Work to complete >> Extract word for word the lines of the listing from its start to the line holding "type Marker = 'diamond'", both ends kept; pictures are not part of the copy.

Data section >>
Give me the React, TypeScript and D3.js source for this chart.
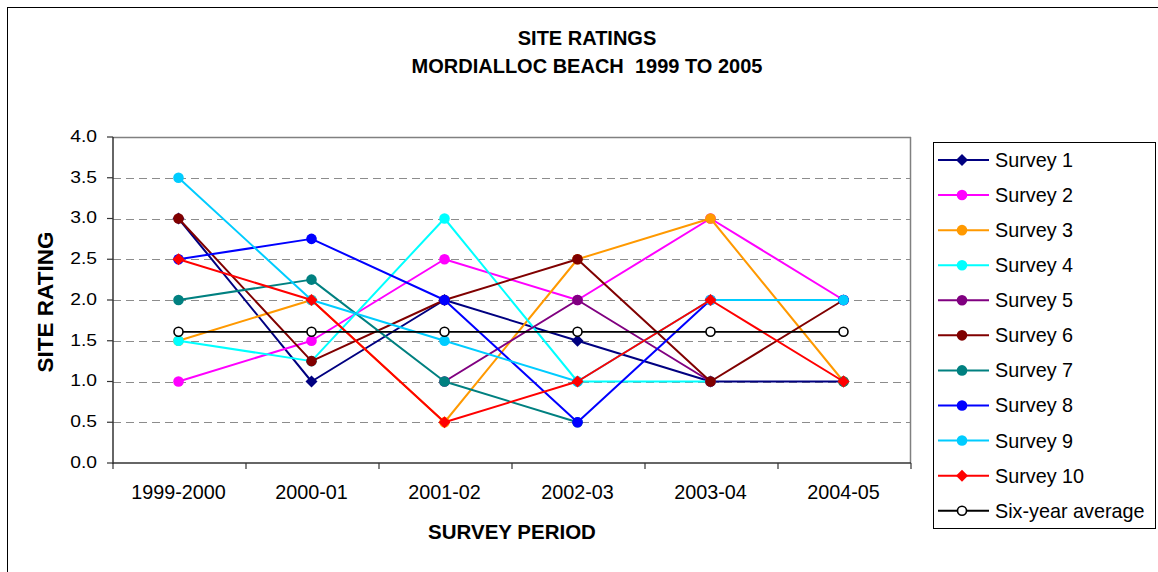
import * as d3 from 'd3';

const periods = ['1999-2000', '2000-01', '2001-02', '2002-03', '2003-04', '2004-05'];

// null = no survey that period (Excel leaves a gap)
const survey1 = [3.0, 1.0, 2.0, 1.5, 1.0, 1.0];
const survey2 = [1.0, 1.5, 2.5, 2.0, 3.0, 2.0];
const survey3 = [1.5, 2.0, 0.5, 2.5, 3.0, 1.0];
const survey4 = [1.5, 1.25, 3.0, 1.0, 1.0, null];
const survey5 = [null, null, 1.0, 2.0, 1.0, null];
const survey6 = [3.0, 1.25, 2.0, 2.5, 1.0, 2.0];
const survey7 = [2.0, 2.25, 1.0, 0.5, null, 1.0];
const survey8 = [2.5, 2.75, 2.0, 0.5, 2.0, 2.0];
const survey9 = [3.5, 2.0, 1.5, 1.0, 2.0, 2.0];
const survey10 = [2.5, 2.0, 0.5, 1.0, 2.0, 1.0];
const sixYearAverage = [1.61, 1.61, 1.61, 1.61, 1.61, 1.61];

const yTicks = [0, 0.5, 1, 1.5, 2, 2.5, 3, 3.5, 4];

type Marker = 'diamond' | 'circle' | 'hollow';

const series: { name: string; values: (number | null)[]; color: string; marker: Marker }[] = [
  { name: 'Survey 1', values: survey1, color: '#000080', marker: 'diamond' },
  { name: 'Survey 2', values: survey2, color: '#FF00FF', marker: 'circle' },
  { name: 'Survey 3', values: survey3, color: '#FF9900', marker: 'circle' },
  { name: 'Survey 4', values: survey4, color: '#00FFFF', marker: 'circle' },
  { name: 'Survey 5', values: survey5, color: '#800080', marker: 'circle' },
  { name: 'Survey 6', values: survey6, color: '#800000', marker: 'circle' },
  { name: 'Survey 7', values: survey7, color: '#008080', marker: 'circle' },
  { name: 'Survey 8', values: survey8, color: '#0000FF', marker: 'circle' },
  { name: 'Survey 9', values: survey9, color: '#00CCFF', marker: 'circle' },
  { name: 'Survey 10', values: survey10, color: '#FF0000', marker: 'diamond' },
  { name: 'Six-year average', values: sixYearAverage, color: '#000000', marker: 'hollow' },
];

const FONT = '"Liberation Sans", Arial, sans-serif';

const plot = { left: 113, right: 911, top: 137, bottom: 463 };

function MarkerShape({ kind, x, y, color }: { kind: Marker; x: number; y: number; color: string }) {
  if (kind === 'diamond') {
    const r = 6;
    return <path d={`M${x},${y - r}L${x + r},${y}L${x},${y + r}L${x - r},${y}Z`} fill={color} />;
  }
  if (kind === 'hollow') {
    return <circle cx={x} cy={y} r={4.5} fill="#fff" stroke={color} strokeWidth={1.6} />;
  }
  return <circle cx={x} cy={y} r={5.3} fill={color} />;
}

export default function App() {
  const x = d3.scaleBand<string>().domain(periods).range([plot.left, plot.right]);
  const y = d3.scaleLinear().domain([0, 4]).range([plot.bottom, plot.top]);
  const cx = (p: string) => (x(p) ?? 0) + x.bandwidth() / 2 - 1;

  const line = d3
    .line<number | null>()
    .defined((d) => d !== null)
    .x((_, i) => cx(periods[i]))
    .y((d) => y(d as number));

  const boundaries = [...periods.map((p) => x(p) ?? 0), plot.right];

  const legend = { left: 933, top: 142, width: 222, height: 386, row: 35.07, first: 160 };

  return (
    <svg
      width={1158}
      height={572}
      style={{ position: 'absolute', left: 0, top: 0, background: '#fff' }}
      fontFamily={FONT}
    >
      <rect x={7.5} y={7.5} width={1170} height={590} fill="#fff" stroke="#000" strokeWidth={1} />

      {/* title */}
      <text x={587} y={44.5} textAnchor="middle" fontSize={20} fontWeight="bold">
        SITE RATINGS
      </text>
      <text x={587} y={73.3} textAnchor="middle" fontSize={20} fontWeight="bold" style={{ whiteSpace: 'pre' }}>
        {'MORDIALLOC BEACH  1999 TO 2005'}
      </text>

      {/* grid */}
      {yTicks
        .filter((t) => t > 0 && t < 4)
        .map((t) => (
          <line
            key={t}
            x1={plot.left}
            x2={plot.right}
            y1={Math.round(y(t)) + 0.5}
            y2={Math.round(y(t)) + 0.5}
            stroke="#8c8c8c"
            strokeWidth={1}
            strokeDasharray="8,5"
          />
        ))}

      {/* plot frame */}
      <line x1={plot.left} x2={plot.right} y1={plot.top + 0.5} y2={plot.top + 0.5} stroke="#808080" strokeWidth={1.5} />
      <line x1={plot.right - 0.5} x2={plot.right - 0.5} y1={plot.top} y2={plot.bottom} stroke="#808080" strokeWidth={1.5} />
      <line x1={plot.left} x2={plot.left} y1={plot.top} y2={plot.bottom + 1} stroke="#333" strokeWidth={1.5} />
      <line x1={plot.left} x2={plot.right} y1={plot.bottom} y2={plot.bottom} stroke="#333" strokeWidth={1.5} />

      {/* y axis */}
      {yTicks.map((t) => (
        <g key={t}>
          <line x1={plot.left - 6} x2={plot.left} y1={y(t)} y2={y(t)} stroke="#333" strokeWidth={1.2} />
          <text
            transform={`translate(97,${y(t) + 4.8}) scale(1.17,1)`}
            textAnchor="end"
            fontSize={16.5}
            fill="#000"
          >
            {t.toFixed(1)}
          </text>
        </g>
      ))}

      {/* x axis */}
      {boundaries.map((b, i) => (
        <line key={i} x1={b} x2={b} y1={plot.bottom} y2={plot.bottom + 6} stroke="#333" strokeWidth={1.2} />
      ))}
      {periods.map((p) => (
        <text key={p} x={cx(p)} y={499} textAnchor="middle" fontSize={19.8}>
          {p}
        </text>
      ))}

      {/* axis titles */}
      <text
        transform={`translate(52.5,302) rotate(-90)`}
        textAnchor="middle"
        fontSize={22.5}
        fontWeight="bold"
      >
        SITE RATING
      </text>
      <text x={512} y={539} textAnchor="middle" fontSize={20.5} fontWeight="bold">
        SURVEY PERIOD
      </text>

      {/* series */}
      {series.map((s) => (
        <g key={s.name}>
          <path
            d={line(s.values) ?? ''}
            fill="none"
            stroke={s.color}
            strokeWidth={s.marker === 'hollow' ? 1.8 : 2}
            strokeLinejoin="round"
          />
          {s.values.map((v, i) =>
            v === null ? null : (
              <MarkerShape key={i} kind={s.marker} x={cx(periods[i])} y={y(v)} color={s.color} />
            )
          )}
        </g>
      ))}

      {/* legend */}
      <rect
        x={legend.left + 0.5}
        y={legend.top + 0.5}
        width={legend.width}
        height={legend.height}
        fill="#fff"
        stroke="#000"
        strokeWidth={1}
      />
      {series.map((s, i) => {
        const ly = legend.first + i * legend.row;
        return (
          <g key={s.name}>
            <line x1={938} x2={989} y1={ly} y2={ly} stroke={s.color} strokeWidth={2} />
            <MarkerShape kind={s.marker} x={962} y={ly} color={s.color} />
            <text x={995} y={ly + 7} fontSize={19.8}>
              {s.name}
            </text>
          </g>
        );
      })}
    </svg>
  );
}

Solution >>
Give me the React, TypeScript and D3.js source for this chart.
import * as d3 from 'd3';

const periods = ['1999-2000', '2000-01', '2001-02', '2002-03', '2003-04', '2004-05'];

// null = no survey that period (Excel leaves a gap)
const survey1 = [3.0, 1.0, 2.0, 1.5, 1.0, 1.0];
const survey2 = [1.0, 1.5, 2.5, 2.0, 3.0, 2.0];
const survey3 = [1.5, 2.0, 0.5, 2.5, 3.0, 1.0];
const survey4 = [1.5, 1.25, 3.0, 1.0, 1.0, null];
const survey5 = [null, null, 1.0, 2.0, 1.0, null];
const survey6 = [3.0, 1.25, 2.0, 2.5, 1.0, 2.0];
const survey7 = [2.0, 2.25, 1.0, 0.5, null, 1.0];
const survey8 = [2.5, 2.75, 2.0, 0.5, 2.0, 2.0];
const survey9 = [3.5, 2.0, 1.5, 1.0, 2.0, 2.0];
const survey10 = [2.5, 2.0, 0.5, 1.0, 2.0, 1.0];
const sixYearAverage = [1.61, 1.61, 1.61, 1.61, 1.61, 1.61];

const yTicks = [0, 0.5, 1, 1.5, 2, 2.5, 3, 3.5, 4];

type Marker = 'diamond' | 'circle' | 'hollow';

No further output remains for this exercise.